This can be super helpful for writing strings of functions so that they are readable and distinct.

We’ll be doing a lot of piping of functions with multiple arguments later, and it will really help keep our syntax simple.

Exercise. Rewrite these commands using pipes and check that they do the same thing! (Or at least produce the same output).
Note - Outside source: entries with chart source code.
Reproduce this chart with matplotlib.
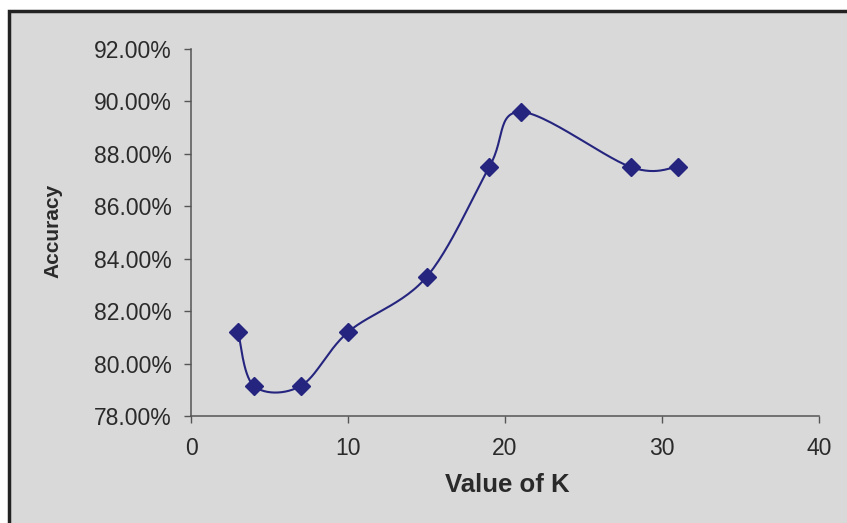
"""
Accuracy of the classifier for different values of K (Excel-style smoothed line)
"""
import matplotlib
matplotlib.use('Agg')
import matplotlib.pyplot as plt
from matplotlib.patches import Rectangle
from matplotlib.ticker import FuncFormatter, MultipleLocator
import numpy as np

plt.rcParams['font.family'] = ['Liberation Sans', 'DejaVu Sans']

# data
k_values = [3, 4, 7, 10, 15, 19, 21, 28, 31]
accuracy = [81.2, 79.15, 79.15, 81.2, 83.3, 87.5, 89.6, 87.5, 87.5]

line_color = '#25257f'
bg_color = '#d9d9d9'
text_color = '#2a2a2a'


def smooth_curve(xs, ys, steps=30):
    # Catmull-Rom style bezier, like Excel's "smoothed line"
    pts = np.column_stack([xs, ys]).astype(float)
    out = [pts[0]]
    n = len(pts)
    for i in range(n - 1):
        p0 = pts[i - 1] if i > 0 else pts[i]
        p1 = pts[i]
        p2 = pts[i + 1]
        p3 = pts[i + 2] if i + 2 < n else pts[i + 1]
        c1 = p1 + (p2 - p0) / 6.0
        c2 = p2 - (p3 - p1) / 6.0
        t = np.linspace(0, 1, steps)[1:, None]
        seg = ((1 - t) ** 3) * p1 + 3 * ((1 - t) ** 2) * t * c1 \
            + 3 * (1 - t) * t ** 2 * c2 + t ** 3 * p2
        out.extend(seg)
    out = np.array(out)
    return out[:, 0], out[:, 1]


fig = plt.figure(figsize=(8.47, 5.23), dpi=100, facecolor='white')

# grey chart area with dark frame (right and bottom edges are cut off)
frame = Rectangle((8.5 / 847, -0.05), 1.1, 1 - 11 / 523 + 0.05,
                  transform=fig.transFigure, facecolor=bg_color,
                  edgecolor='#222222', linewidth=2.5, zorder=-10)
fig.patches.append(frame)

ax = fig.add_axes([191 / 847, 1 - 416 / 523, 628 / 847, 367 / 523])
ax.patch.set_visible(False)

sx, sy = smooth_curve(k_values, accuracy)
ax.plot(sx, sy, color=line_color, linewidth=1.5, zorder=2)
ax.plot(k_values, accuracy, linestyle='none', marker='D', markersize=9,
        color=line_color, zorder=3)

ax.set_xlim(0, 40)
ax.set_ylim(78, 92)
ax.xaxis.set_major_locator(MultipleLocator(10))
ax.yaxis.set_major_locator(MultipleLocator(2))
ax.yaxis.set_major_formatter(FuncFormatter(lambda v, p: f'{v:.2f}%'))

for side in ['top', 'right']:
    ax.spines[side].set_visible(False)
for side in ['left', 'bottom']:
    ax.spines[side].set_color('#555555')
    ax.spines[side].set_linewidth(1.1)

ax.tick_params(axis='both', direction='out', length=5, width=1.0,
               color='#555555', labelcolor=text_color, labelsize=16.5)
ax.tick_params(axis='x', pad=10)
ax.tick_params(axis='y', pad=9)

ax.set_xlabel('Value of K', fontsize=18.5, fontweight='bold', color=text_color)
ax.set_ylabel('Accuracy', fontsize=15, fontweight='bold', color=text_color)
ax.xaxis.set_label_coords(0.503, -0.155)
ax.yaxis.set_label_coords(-0.205, 0.504)

plt.savefig('out.png', dpi=100, facecolor=fig.get_facecolor())
plt.close()
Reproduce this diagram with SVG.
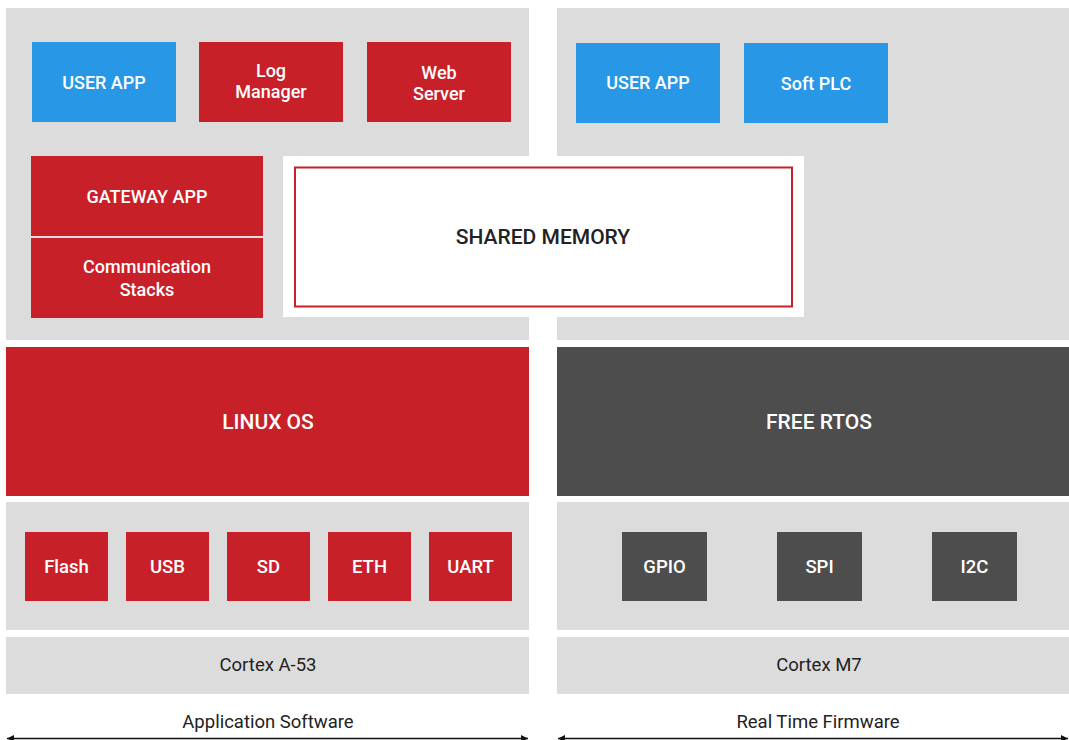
<svg xmlns="http://www.w3.org/2000/svg" width="1069" height="740" viewBox="0 0 1069 740">
<defs>
<style>
.bg{fill:#dcdcdc}
.red{fill:#c82029}
.blue{fill:#2898e6}
.dark{fill:#4d4d4d}
.t{font-family:Roboto,"Liberation Sans",sans-serif;fill:#fff;text-anchor:middle;dominant-baseline:central}
.b{font-weight:500;font-size:18px}
.m{font-weight:500;font-size:18px}
.d{font-weight:500;font-size:18.5px}
.big{font-weight:500;font-size:21px}
.k{font-family:Roboto,"Liberation Sans",sans-serif;fill:#222;text-anchor:middle;dominant-baseline:central;font-size:18.5px}
.arrow{stroke:#111;stroke-width:1.6;fill:none}
</style>
<marker id="ah" viewBox="0 0 10 10" refX="10" refY="5" markerWidth="7" markerHeight="7" orient="auto-start-reverse" markerUnits="userSpaceOnUse">
<path d="M0,0 L10,5 L0,10 z" fill="#111"/>
</marker>
</defs>
<rect width="1069" height="740" fill="#fff"/>
<g id="panels">
<rect class="bg" x="6" y="8" width="523" height="332"/>
<rect class="bg" x="557" y="8" width="512" height="332"/>
<rect class="bg" x="6" y="502" width="523" height="128"/>
<rect class="bg" x="557" y="502" width="512" height="128"/>
</g>
<g id="user-app-left"><rect class="blue" x="32" y="42" width="144" height="80"/><text class="t b" x="104" y="82">USER APP</text></g>
<g id="log-manager"><rect class="red" x="199" y="42" width="144" height="80"/><text class="t m" x="271" y="70">Log</text><text class="t m" x="271" y="91">Manager</text></g>
<g id="web-server"><rect class="red" x="367" y="42" width="144" height="80"/><text class="t m" x="439" y="72">Web</text><text class="t m" x="439" y="93">Server</text></g>
<g id="gateway-app"><rect class="red" x="31" y="156" width="232" height="80"/><text class="t b" x="147" y="196">GATEWAY APP</text></g>
<g id="comm-stacks"><rect class="red" x="31" y="238" width="232" height="80"/><text class="t m" x="147" y="266">Communication</text><text class="t m" x="147" y="289">Stacks</text></g>
<g id="shared-memory"><rect x="283" y="156" width="521" height="161" fill="#fff"/><rect x="295" y="167.5" width="497" height="139" fill="#fff" stroke="#c82029" stroke-width="2"/><text class="k" x="543" y="237" style="font-size:21px;font-weight:500">SHARED MEMORY</text></g>
<g id="user-app-right"><rect class="blue" x="576" y="43" width="144" height="80"/><text class="t b" x="648" y="82">USER APP</text></g>
<g id="soft-plc"><rect class="blue" x="744" y="43" width="144" height="80"/><text class="t b" x="816" y="83">Soft PLC</text></g>
<g id="linux-os"><rect class="red" x="6" y="347" width="523" height="149"/><text class="t big" x="268" y="422">LINUX OS</text></g>
<g id="free-rtos"><rect class="dark" x="557" y="347" width="512" height="149"/><text class="t big" x="819" y="422">FREE RTOS</text></g>
<g id="flash"><rect class="red" x="25" y="532" width="83" height="69"/><text class="t d" x="66.5" y="567">Flash</text></g>
<g id="usb"><rect class="red" x="126" y="532" width="83" height="69"/><text class="t d" x="167.5" y="567">USB</text></g>
<g id="sd"><rect class="red" x="227" y="532" width="83" height="69"/><text class="t d" x="268.5" y="567">SD</text></g>
<g id="eth"><rect class="red" x="328" y="532" width="83" height="69"/><text class="t d" x="369.5" y="567">ETH</text></g>
<g id="uart"><rect class="red" x="429" y="532" width="83" height="69"/><text class="t d" x="470.5" y="567">UART</text></g>
<g id="gpio"><rect class="dark" x="622" y="532" width="85" height="69"/><text class="t d" x="664.5" y="567">GPIO</text></g>
<g id="spi"><rect class="dark" x="777" y="532" width="85" height="69"/><text class="t d" x="819.5" y="567">SPI</text></g>
<g id="i2c"><rect class="dark" x="932" y="532" width="85" height="69"/><text class="t d" x="974.5" y="567">I2C</text></g>
<g id="cortex-a53"><rect class="bg" x="6" y="637" width="523" height="57"/><text class="k" x="268" y="665">Cortex A-53</text></g>
<g id="cortex-m7"><rect class="bg" x="557" y="637" width="512" height="57"/><text class="k" x="819" y="665">Cortex M7</text></g>
<g id="labels">
<text class="k" x="268" y="722">Application Software</text>
<text class="k" x="818" y="722">Real Time Firmware</text>
</g>
<g id="connectors">
<line class="arrow" x1="7" y1="738.5" x2="528" y2="738.5" marker-start="url(#ah)" marker-end="url(#ah)"/>
<line class="arrow" x1="558" y1="738.5" x2="1068" y2="738.5" marker-start="url(#ah)" marker-end="url(#ah)"/>
</g>
</svg>
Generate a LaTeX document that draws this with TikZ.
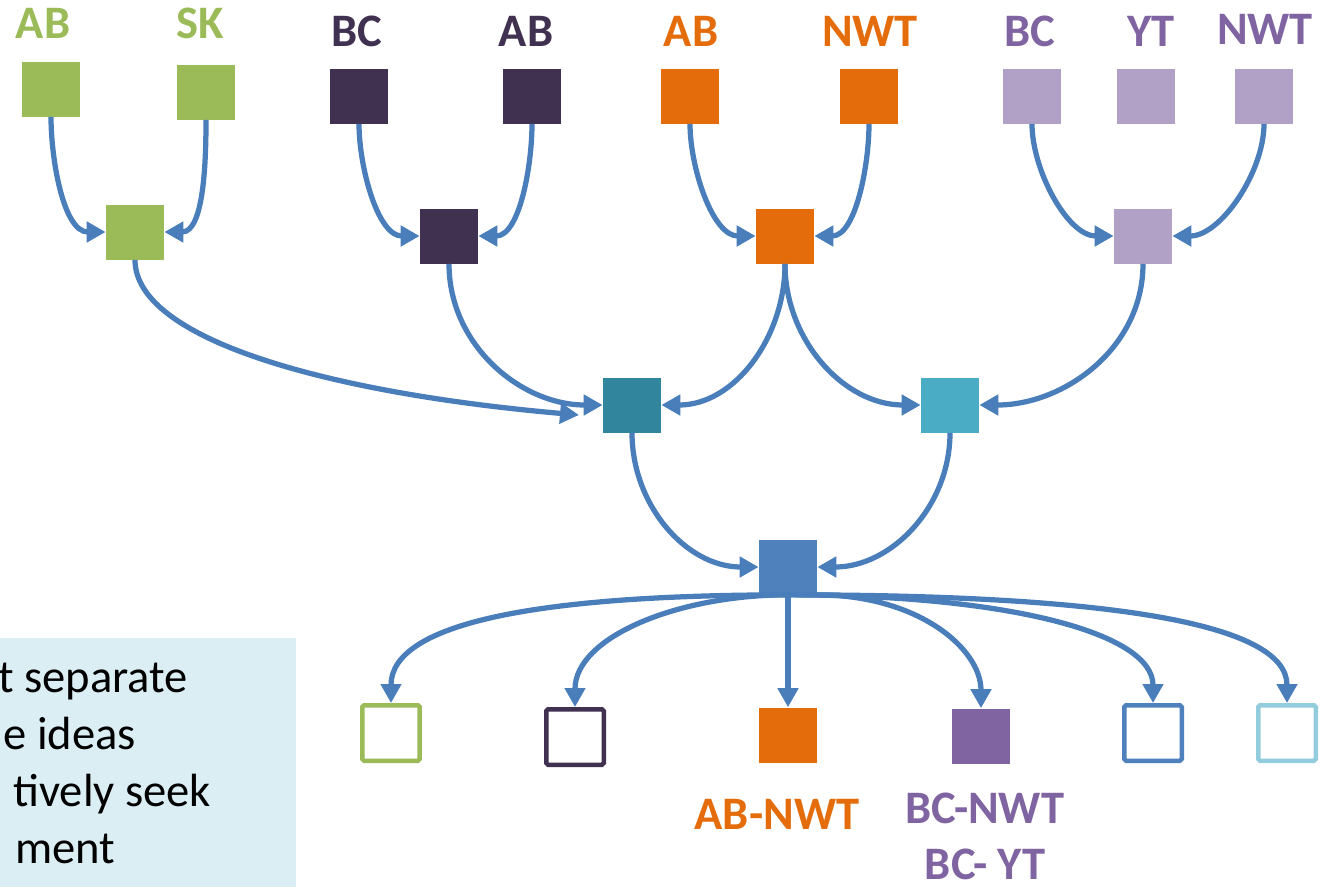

Unpiped version:

length(unique(iris$Species)) # number of species
## [1] 3

Piped version:

iris$Species %>% 
  unique() %>%
  length
## [1] 3

ggplot2 and tidy data

The last piece of our workflow here is going to be the addition of visualiation elements. ggplot2 is a plotting package that easily takes advantage of tidy data. ggplots have two important parts (there are of course more):

  • aes - the aesthetic mapping, or which data variables get mapped to which visual variables (x, y, color, symbol, etc.)
  • geom - the plotting objects that represent the data (points, lines, shapes, etc.)
iris %>%
  ggplot(aes(x = Sepal.Width, y = Sepal.Length, col = Species)) + 
  geom_point()

And just to let you know my biases, I like theme_few from ggthemes and scale_color_solarized as my palette.

iris %>%
  ggplot(aes(Sepal.Width, Sepal.Length, col = Species)) + 
  geom_point() + 
  ggthemes::theme_few() + 
  ggthemes::scale_color_solarized()